» Material provided
-- Begin --
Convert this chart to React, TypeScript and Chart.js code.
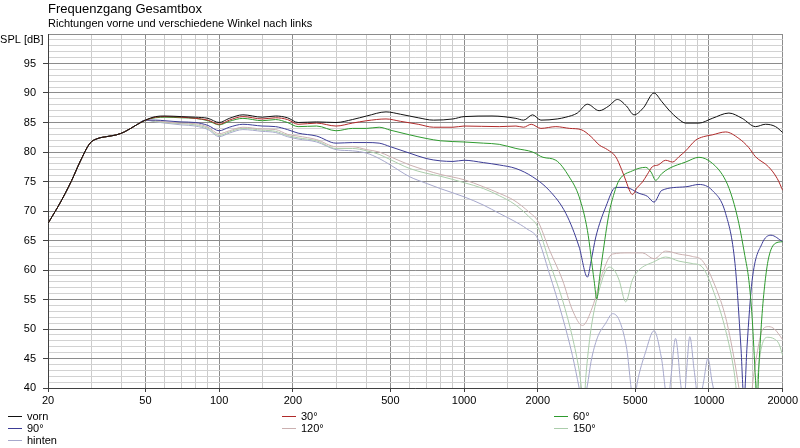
import React, { useEffect, useRef } from 'react';
import { Chart, registerables } from 'chart.js';

Chart.register(...registerables);

const TITLE = 'Frequenzgang Gesamtbox';
const SUBTITLE = 'Richtungen vorne und verschiedene Winkel nach links';
const Y_LABEL = 'SPL [dB]';

const X_GRID = [20, 30, 40, 50, 60, 70, 80, 90, 100, 150, 200, 300, 400, 500, 600, 700, 800, 900, 1000, 1500, 2000, 3000, 4000, 5000, 6000, 7000, 8000, 9000, 10000, 15000, 20000];
const X_LABELS = [20, 50, 100, 200, 500, 1000, 2000, 5000, 10000, 20000];
const Y_MIN = 40;
const Y_MAX = 100;

const SERIES_NAMES = ['vorn', '30°', '60°', '90°', '120°', '150°', 'hinten'];
const SERIES_COLORS = ['#111111', '#b02a2a', '#2e9a2e', '#3c3c96', '#cbb0b0', '#abcdab', '#a6a8cc'];

// shared low-frequency part (all directions identical)
const LOW_FREQ = [20, 22.5, 25, 27, 29.7, 32, 34.6, 38, 41, 46, 50];
const LOW_DB = [67.9, 71.5, 75.2, 78.3, 81.5, 82.3, 82.6, 82.9, 83.4, 84.6, 85.4];

const VORN_FREQ = [55, 60, 70, 80, 90, 100, 110, 125, 150, 170, 190, 210, 250, 300, 350, 400, 480, 550, 650, 750, 900, 1000, 1300, 1628, 1750, 1904, 2059, 2400, 2603, 2900, 3189, 3560, 3900, 4227, 4600, 4944, 5400, 5964, 6400, 6864, 7500, 8035, 9100, 10310, 12060, 13660, 15490, 17020, 18700, 20000];
const VORN_DB = [86.0, 86.1, 86.0, 85.9, 85.7, 85.0, 85.7, 86.3, 85.9, 86.1, 85.8, 85.0, 85.1, 85.0, 85.5, 86.1, 86.8, 86.4, 85.8, 85.4, 85.6, 86.0, 86.1, 85.7, 85.4, 86.3, 85.4, 85.6, 85.9, 86.6, 88.1, 87.0, 87.8, 88.9, 87.8, 86.3, 87.5, 90.0, 88.6, 87.1, 85.6, 84.9, 84.9, 85.7, 86.6, 85.7, 84.3, 84.7, 84.3, 83.3];

const DEG30_FREQ = [55, 60, 70, 80, 90, 100, 110, 125, 150, 170, 190, 210, 250, 300, 350, 400, 480, 550, 650, 750, 900, 1000, 1392, 1628, 1750, 1880, 2059, 2370, 2700, 3000, 3300, 3560, 3850, 4160, 4400, 4571, 4760, 4864, 5100, 5346, 5600, 5870, 6200, 6654, 7100, 7540, 8035, 8820, 9500, 10310, 11690, 13240, 14500, 15490, 17500, 19000, 20000];
const DEG30_DB = [85.9, 86.0, 85.9, 85.7, 85.4, 84.7, 85.4, 86.0, 85.6, 85.8, 85.5, 84.7, 84.9, 84.4, 84.9, 85.3, 85.6, 85.2, 84.7, 84.2, 84.2, 84.4, 84.3, 84.4, 84.2, 84.7, 84.0, 84.3, 84.0, 83.8, 82.6, 81.2, 80.4, 79.2, 77.0, 75.2, 73.3, 72.8, 74.0, 74.9, 76.2, 77.5, 77.8, 78.6, 78.3, 79.2, 80.2, 82.0, 82.6, 82.9, 83.4, 82.3, 80.8, 79.2, 77.5, 75.5, 73.5];

const DEG60_FREQ = [55, 60, 70, 80, 90, 100, 110, 125, 150, 170, 190, 210, 250, 300, 350, 400, 450, 500, 600, 700, 800, 1000, 1200, 1392, 1628, 1904, 2100, 2370, 2686, 2950, 3189, 3396, 3483, 3570, 3670, 3908, 4100, 4294, 4864, 5515, 5800, 6058, 6400, 6864, 8035, 9100, 10310, 11690, 12500, 13240, 14000, 14555, 15000, 15490, 15700, 16000, 16480, 17000, 17550, 18620, 20000];
const DEG60_DB = [85.8, 85.9, 85.8, 85.7, 85.3, 84.6, 85.2, 85.7, 85.3, 85.5, 85.0, 84.3, 84.4, 83.6, 84.0, 84.0, 84.2, 83.7, 82.9, 82.3, 81.9, 81.7, 81.5, 81.3, 80.6, 80.0, 79.1, 78.6, 75.8, 72.4, 66.7, 58.2, 55.1, 58.5, 62.2, 69.6, 73.0, 75.2, 76.8, 77.4, 76.6, 75.2, 76.3, 77.2, 78.3, 79.1, 78.1, 75.2, 72.0, 67.9, 62.5, 58.2, 52.0, 41.3, 37.0, 44.0, 52.6, 58.5, 62.2, 64.5, 64.8];

const DEG90_FREQ = [55, 60, 70, 80, 90, 100, 110, 125, 150, 170, 190, 210, 250, 300, 350, 400, 450, 500, 600, 700, 800, 900, 1000, 1200, 1392, 1628, 1904, 2226, 2603, 2950, 3189, 3300, 3451, 3790, 4160, 4571, 5180, 5600, 5964, 6418, 8035, 9100, 10310, 11690, 12770, 13500, 13900, 14300, 15000, 16480, 17900, 20000];
const DEG90_DB = [85.4, 85.3, 85.1, 85.0, 84.5, 83.6, 84.2, 84.7, 84.4, 84.3, 83.8, 83.2, 82.7, 81.5, 81.6, 81.6, 81.5, 80.9, 79.8, 78.9, 78.5, 78.4, 78.6, 78.2, 77.8, 77.2, 75.8, 73.5, 69.6, 63.9, 58.8, 61.5, 65.6, 70.7, 74.0, 74.0, 73.0, 72.5, 71.5, 73.5, 74.1, 74.5, 73.5, 69.6, 61.1, 47.0, 38.0, 47.0, 58.2, 64.5, 65.9, 64.8];

const DEG120_FREQ = [55, 60, 70, 80, 90, 100, 110, 125, 150, 170, 190, 210, 250, 300, 350, 400, 450, 500, 600, 700, 800, 1000, 1200, 1392, 1600, 1844, 2000, 2226, 2523, 2770, 3044, 3342, 3670, 4034, 4716, 5346, 5964, 6654, 7540, 8544, 9388, 10640, 11690, 12640, 13240, 13600, 14700, 15200, 15980, 16490, 17550, 18500, 20000];
const DEG120_DB = [85.3, 85.1, 84.9, 84.8, 84.2, 83.1, 83.6, 84.2, 83.9, 83.8, 83.0, 82.7, 82.1, 80.9, 80.9, 80.4, 80.0, 79.2, 77.8, 76.9, 76.2, 75.3, 74.1, 73.0, 71.8, 69.8, 68.3, 63.5, 58.3, 53.2, 50.6, 53.7, 59.4, 62.7, 62.9, 62.9, 61.9, 63.2, 62.7, 62.3, 61.6, 57.1, 52.0, 45.2, 40.1, 37.0, 37.0, 42.0, 47.5, 49.8, 50.4, 50.0, 48.2];

const DEG150_FREQ = [55, 60, 70, 80, 90, 100, 110, 125, 150, 170, 190, 210, 250, 300, 350, 400, 450, 500, 600, 700, 800, 1000, 1200, 1392, 1600, 1844, 2000, 2226, 2523, 2770, 2950, 3044, 3100, 3140, 3293, 3560, 3908, 4100, 4294, 4571, 4864, 5180, 5964, 6654, 7540, 8544, 9388, 10640, 11690, 12640, 13000, 13400, 15300, 15800, 16300, 17300, 18500, 19300, 20000];
const DEG150_DB = [85.2, 85.0, 84.8, 84.6, 84.0, 82.8, 83.4, 84.0, 83.7, 83.5, 82.8, 82.4, 81.9, 80.6, 80.6, 80.2, 79.6, 78.7, 77.2, 76.4, 75.9, 74.8, 73.8, 72.6, 71.2, 69.0, 67.3, 61.5, 54.9, 48.6, 43.0, 39.0, 38.5, 41.8, 49.8, 56.6, 60.5, 60.0, 58.3, 54.6, 58.3, 60.0, 61.4, 62.2, 61.5, 61.1, 60.5, 55.4, 49.8, 43.0, 39.0, 37.0, 37.0, 42.0, 46.5, 48.6, 48.3, 47.5, 45.5];

const HINTEN_FREQ = [55, 60, 70, 80, 90, 100, 110, 125, 150, 170, 190, 210, 250, 300, 350, 400, 450, 500, 600, 700, 800, 1000, 1200, 1392, 1600, 1800, 2000, 2226, 2523, 2770, 2950, 3044, 3189, 3300, 3500, 3790, 4040, 4300, 4600, 4944, 5100, 5500, 5964, 6400, 6800, 7000, 7300, 7700, 7900, 8100, 8350, 8700, 9100, 9500, 9900, 10300, 10800];
const HINTEN_DB = [85.1, 84.9, 84.6, 84.4, 83.8, 82.6, 83.2, 83.8, 83.5, 83.3, 82.6, 82.2, 81.7, 80.4, 80.2, 79.8, 78.9, 77.8, 75.8, 74.7, 73.8, 72.4, 71.0, 69.6, 68.3, 67.0, 65.3, 59.5, 52.0, 45.5, 40.0, 37.0, 40.5, 44.5, 48.5, 51.0, 52.6, 51.5, 47.0, 37.5, 41.0, 46.0, 49.7, 45.0, 37.5, 42.0, 48.4, 40.0, 37.5, 43.0, 48.7, 43.0, 37.5, 41.0, 45.0, 41.0, 37.0];

const SERIES_FREQ = [VORN_FREQ, DEG30_FREQ, DEG60_FREQ, DEG90_FREQ, DEG120_FREQ, DEG150_FREQ, HINTEN_FREQ];
const SERIES_DB = [VORN_DB, DEG30_DB, DEG60_DB, DEG90_DB, DEG120_DB, DEG150_DB, HINTEN_DB];

const FONT = '"Liberation Sans", Arial, sans-serif';

const overlayPlugin = {
  id: 'overlay',
  afterDraw(chart: any) {
    const ctx = chart.ctx as CanvasRenderingContext2D;
    const area = chart.chartArea;
    ctx.save();
    ctx.fillStyle = '#000000';
    ctx.textBaseline = 'alphabetic';
    ctx.textAlign = 'left';
    ctx.font = `13px ${FONT}`;
    ctx.fillText(TITLE, area.left, 13);
    ctx.font = `11px ${FONT}`;
    ctx.fillText(SUBTITLE, area.left, 26.5);
    ctx.textAlign = 'right';
    ctx.fillText(Y_LABEL, 43.5, 42.5);

    const colX = [8, 282, 554];
    const rowY = [416, 428, 440];
    chart.data.datasets.forEach((ds: any, i: number) => {
      const x = colX[i % 3];
      const y = rowY[Math.floor(i / 3)];
      ctx.strokeStyle = ds.borderColor;
      ctx.lineWidth = 1;
      ctx.beginPath();
      ctx.moveTo(x, y + 0.5);
      ctx.lineTo(x + 14, y + 0.5);
      ctx.stroke();
      ctx.fillStyle = '#000000';
      ctx.textAlign = 'left';
      ctx.textBaseline = 'middle';
      ctx.font = `11px ${FONT}`;
      ctx.fillText(ds.label, x + 19, y + 0.5);
    });
    ctx.restore();
  },
};

export default function App() {
  const canvasRef = useRef<HTMLCanvasElement | null>(null);

  useEffect(() => {
    document.body.style.margin = '0';
    const canvas = canvasRef.current;
    if (!canvas) return;

    const datasets = SERIES_NAMES.map((name, s) => {
      const freqs = LOW_FREQ.concat(SERIES_FREQ[s]);
      const dbs = LOW_DB.concat(SERIES_DB[s]);
      return {
        label: name,
        data: freqs.map((f, i) => ({ x: f, y: dbs[i] })),
        borderColor: SERIES_COLORS[s],
        backgroundColor: SERIES_COLORS[s],
        borderWidth: 1,
        pointRadius: 0,
        cubicInterpolationMode: 'monotone' as const,
        fill: false,
        clip: 0,
      };
    });

    const chart = new Chart(canvas, {
      type: 'line',
      data: { datasets },
      plugins: [overlayPlugin],
      options: {
        animation: false,
        responsive: false,
        devicePixelRatio: 1,
        layout: { padding: { top: 34, right: 16, left: 0, bottom: 0 } },
        plugins: {
          legend: { display: false },
          tooltip: { enabled: false },
          title: { display: false },
        },
        events: [],
        scales: {
          x: {
            type: 'logarithmic',
            min: 20,
            max: 20000,
            afterBuildTicks: (scale: any) => {
              scale.ticks = X_GRID.map((v) => ({ value: v }));
            },
            afterFit: (scale: any) => {
              scale.height = 60;
            },
            ticks: {
              autoSkip: false,
              maxRotation: 0,
              minRotation: 0,
              padding: 2,
              color: '#000000',
              font: { family: FONT, size: 11 },
              callback: (value: any) => (X_LABELS.includes(Number(value)) ? String(value) : ''),
            },
            grid: {
              color: (ctx: any) => (ctx.tick && X_LABELS.includes(ctx.tick.value) ? '#8c8c8c' : '#cccccc'),
              tickColor: (ctx: any) => (ctx.tick && X_LABELS.includes(ctx.tick.value) ? '#404040' : 'rgba(0,0,0,0)'),
              tickLength: 4,
              lineWidth: 1,
            },
            border: { color: '#404040', width: 1 },
          },
          y: {
            type: 'linear',
            min: Y_MIN,
            max: Y_MAX,
            afterBuildTicks: (scale: any) => {
              const t = [];
              for (let v = Y_MIN; v <= Y_MAX; v++) t.push({ value: v });
              scale.ticks = t;
            },
            afterFit: (scale: any) => {
              scale.width = 48;
            },
            ticks: {
              autoSkip: false,
              padding: 7,
              color: '#000000',
              font: { family: FONT, size: 11 },
              callback: (value: any) => {
                const v = Number(value);
                return v % 5 === 0 && v !== Y_MAX ? String(v) : '';
              },
            },
            grid: {
              color: (ctx: any) => (ctx.tick && ctx.tick.value % 5 === 0 ? '#8c8c8c' : '#d2d2d2'),
              tickColor: (ctx: any) => (ctx.tick && ctx.tick.value % 5 === 0 && ctx.tick.value !== Y_MAX ? '#404040' : 'rgba(0,0,0,0)'),
              tickLength: 5,
              lineWidth: 1,
            },
            border: { color: '#404040', width: 1 },
          },
        },
      },
    });

    return () => {
      chart.destroy();
    };
  }, []);

  return (
    <div style={{ position: 'relative', width: 800, height: 448, background: '#ffffff' }}>
      <canvas ref={canvasRef} width={800} height={448} style={{ display: 'block', width: 800, height: 448 }} />
    </div>
  );
}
-- End --
» To do
Count every line in the data that contains the word "React", then give that count and nothing else.

» Response to this exercise
2